EXERCISE » Find every line below that contains the word "matplotlib" and copy it out.
>>>>>
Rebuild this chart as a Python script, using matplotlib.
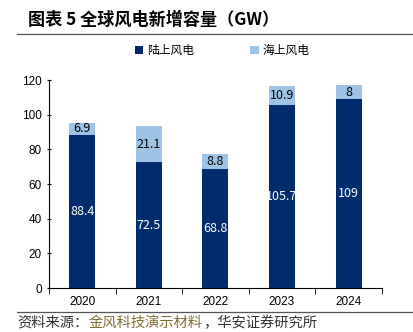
import matplotlib
matplotlib.use("Agg")

import matplotlib.pyplot as plt
import numpy as np
from matplotlib.lines import Line2D

plt.rcParams["font.family"] = ["Noto Sans CJK SC", "DejaVu Sans"]

years = ["2020", "2021", "2022", "2023", "2024"]
onshore = [88.4, 72.5, 68.8, 105.7, 109]
offshore = [6.9, 21.1, 8.8, 10.9, 8]
onshore_labels = ["88.4", "72.5", "68.8", "105.7", "109"]
offshore_labels = ["6.9", "21.1", "8.8", "10.9", "8"]

dark = "#002C6E"
light = "#9DC3E6"

fig = plt.figure(figsize=(4.13, 3.32), dpi=100)
ax = fig.add_axes([0.1186, 0.1325, 0.806, 0.6265])

x = np.arange(len(years))
ax.bar(x, onshore, width=0.39, color=dark, label="陆上风电")
ax.bar(x, offshore, width=0.39, bottom=onshore, color=light, label="海上风电")

for i in range(len(years)):
    ax.text(x[i], onshore[i] / 2, onshore_labels[i], ha="center", va="center",
            color="white", fontsize=9)
    ax.text(x[i], onshore[i] + offshore[i] / 2, offshore_labels[i], ha="center",
            va="center", color="black", fontsize=9)

ax.set_xlim(-0.5, len(years) - 0.5)
ax.set_ylim(0, 120)
ax.set_yticks(range(0, 121, 20))
ax.set_xticks(x)
ax.set_xticklabels(years, fontsize=8.5)
ax.set_xticks(np.arange(-0.5, len(years), 1), minor=True)
ax.tick_params(axis="x", which="major", length=0, pad=6)
ax.tick_params(axis="x", which="minor", length=4, direction="out", color="black")
ax.tick_params(axis="y", labelsize=8.5, length=3, direction="inout", color="black")
for label in ax.get_yticklabels() + ax.get_xticklabels():
    label.set_fontfamily("Liberation Sans")
ax.spines["top"].set_visible(False)
ax.spines["right"].set_visible(False)
ax.spines["left"].set_color("black")
ax.spines["bottom"].set_color("black")

ax.legend(loc="upper center", bbox_to_anchor=(0.52, 1.225), ncol=2, frameon=False,
          fontsize=8.5, handlelength=0.7, handleheight=0.7, columnspacing=4.8,
          handletextpad=0.3)

fig.text(0.068, 0.94, "图表 5 全球风电新增容量（GW）", fontsize=12.3, fontweight="bold",
         va="center", ha="left")
fig.add_artist(Line2D([0.042, 1.0], [0.897, 0.897], color="#555555", linewidth=0.9))
fig.add_artist(Line2D([0.042, 1.0], [0.06, 0.06], color="#555555", linewidth=0.9))

src_y = 0.028
t1 = fig.text(0.042, src_y, "资料来源：", fontsize=10.3, color="#333333", va="center")
fig.canvas.draw()
bb = t1.get_window_extent()
x2 = bb.x1 / fig.bbox.width
t2 = fig.text(x2, src_y, "金风科技演示材料", fontsize=10.3, color="#7F6F2E", va="center")
fig.canvas.draw()
bb = t2.get_window_extent()
x3 = bb.x1 / fig.bbox.width
fig.text(x3, src_y, "，华安证券研究所", fontsize=10.3, color="#333333", va="center")

fig.savefig("out.png", dpi=100)
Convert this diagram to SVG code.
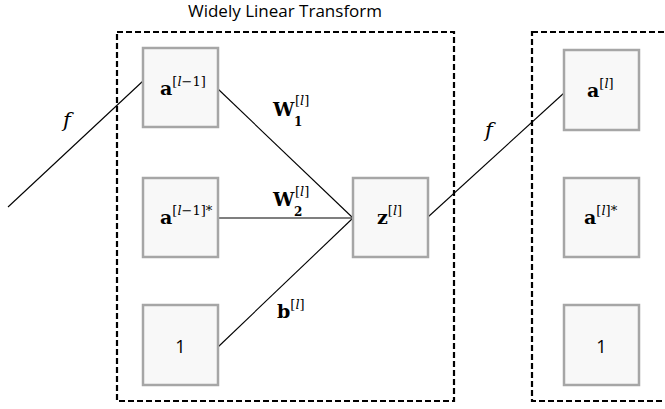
<svg xmlns="http://www.w3.org/2000/svg" width="665" height="409" viewBox="0 0 665 409">
<style>
.frame{fill:none;stroke:#000;stroke-width:2.2;stroke-dasharray:6,3}
.box{fill:#f8f8f8;stroke:#a6a6a6;stroke-width:2.5}
.con{stroke:#000;stroke-width:1.1;fill:none}
.title{font-family:"Open Sans","Liberation Sans",sans-serif;font-size:17px;fill:#000}
.m{font-family:"DejaVu Serif","Liberation Serif",serif;fill:#000}
.b{font-weight:bold;font-size:19px}
.sup{font-size:13px}
.sub{font-size:12px;font-weight:bold}
.it{font-style:italic}
.num{font-family:"Open Sans","Liberation Sans",sans-serif;font-size:18px;fill:#000}
</style>
<rect width="665" height="409" fill="#fff"/>
<text class="title" x="285" y="17" text-anchor="middle">Widely Linear Transform</text>
<g id="frame-left"><rect class="frame" x="117" y="32" width="337" height="369"/></g>
<g id="frame-right"><rect class="frame" x="532" y="32" width="200" height="369"/></g>
<g id="connectors">
<line class="con" x1="8" y1="207" x2="143" y2="81"/>
<line class="con" x1="218" y1="89" x2="353" y2="218"/>
<line class="con" x1="218" y1="218" x2="353" y2="218"/>
<line class="con" x1="218" y1="347" x2="353" y2="218"/>
<line class="con" x1="428" y1="217" x2="564" y2="93"/>
</g>
<g id="labels">
<text class="m it" x="63" y="127" font-size="21">f</text>
<text class="m it" x="485" y="137" font-size="21">f</text>
<text class="m" x="273" y="116"><tspan class="b">W</tspan><tspan class="sub" x="294" y="126">1</tspan><tspan class="sup" x="295" y="105">[<tspan class="it">l</tspan>]</tspan></text>
<text class="m" x="273" y="206"><tspan class="b">W</tspan><tspan class="sub" x="294" y="216">2</tspan><tspan class="sup" x="295" y="196">[<tspan class="it">l</tspan>]</tspan></text>
<text class="m" x="277" y="318"><tspan class="b">b</tspan><tspan class="sup" dy="-9">[<tspan class="it">l</tspan>]</tspan></text>
</g>
<g id="n-a-prev"><rect class="box" x="143" y="48" width="75" height="79"/><text class="m" x="160" y="95"><tspan class="b">a</tspan><tspan class="sup" dy="-9">[<tspan class="it">l</tspan>−1]</tspan></text></g>
<g id="n-a-prev-conj"><rect class="box" x="143" y="178" width="75" height="79"/><text class="m" x="160" y="224"><tspan class="b">a</tspan><tspan class="sup" dy="-9">[<tspan class="it">l</tspan>−1]*</tspan></text></g>
<g id="n-one-left"><rect class="box" x="143" y="305" width="75" height="80"/><text class="num" x="180.5" y="353" text-anchor="middle">1</text></g>
<g id="n-z"><rect class="box" x="353" y="178" width="75" height="79"/><text class="m" x="377" y="224"><tspan class="b">z</tspan><tspan class="sup" dy="-9">[<tspan class="it">l</tspan>]</tspan></text></g>
<g id="n-a"><rect class="box" x="564" y="50" width="75" height="80"/><text class="m" x="587" y="97"><tspan class="b">a</tspan><tspan class="sup" dy="-9">[<tspan class="it">l</tspan>]</tspan></text></g>
<g id="n-a-conj"><rect class="box" x="564" y="178" width="75" height="79"/><text class="m" x="584" y="224"><tspan class="b">a</tspan><tspan class="sup" dy="-9">[<tspan class="it">l</tspan>]*</tspan></text></g>
<g id="n-one-right"><rect class="box" x="564" y="305" width="75" height="80"/><text class="num" x="601.5" y="353" text-anchor="middle">1</text></g>
</svg>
<<<<<
WRITTEN REPLY »
Rebuild this chart as a Python script, using matplotlib.
import matplotlib
matplotlib.use("Agg")
import matplotlib.pyplot as plt
from matplotlib.lines import Line2D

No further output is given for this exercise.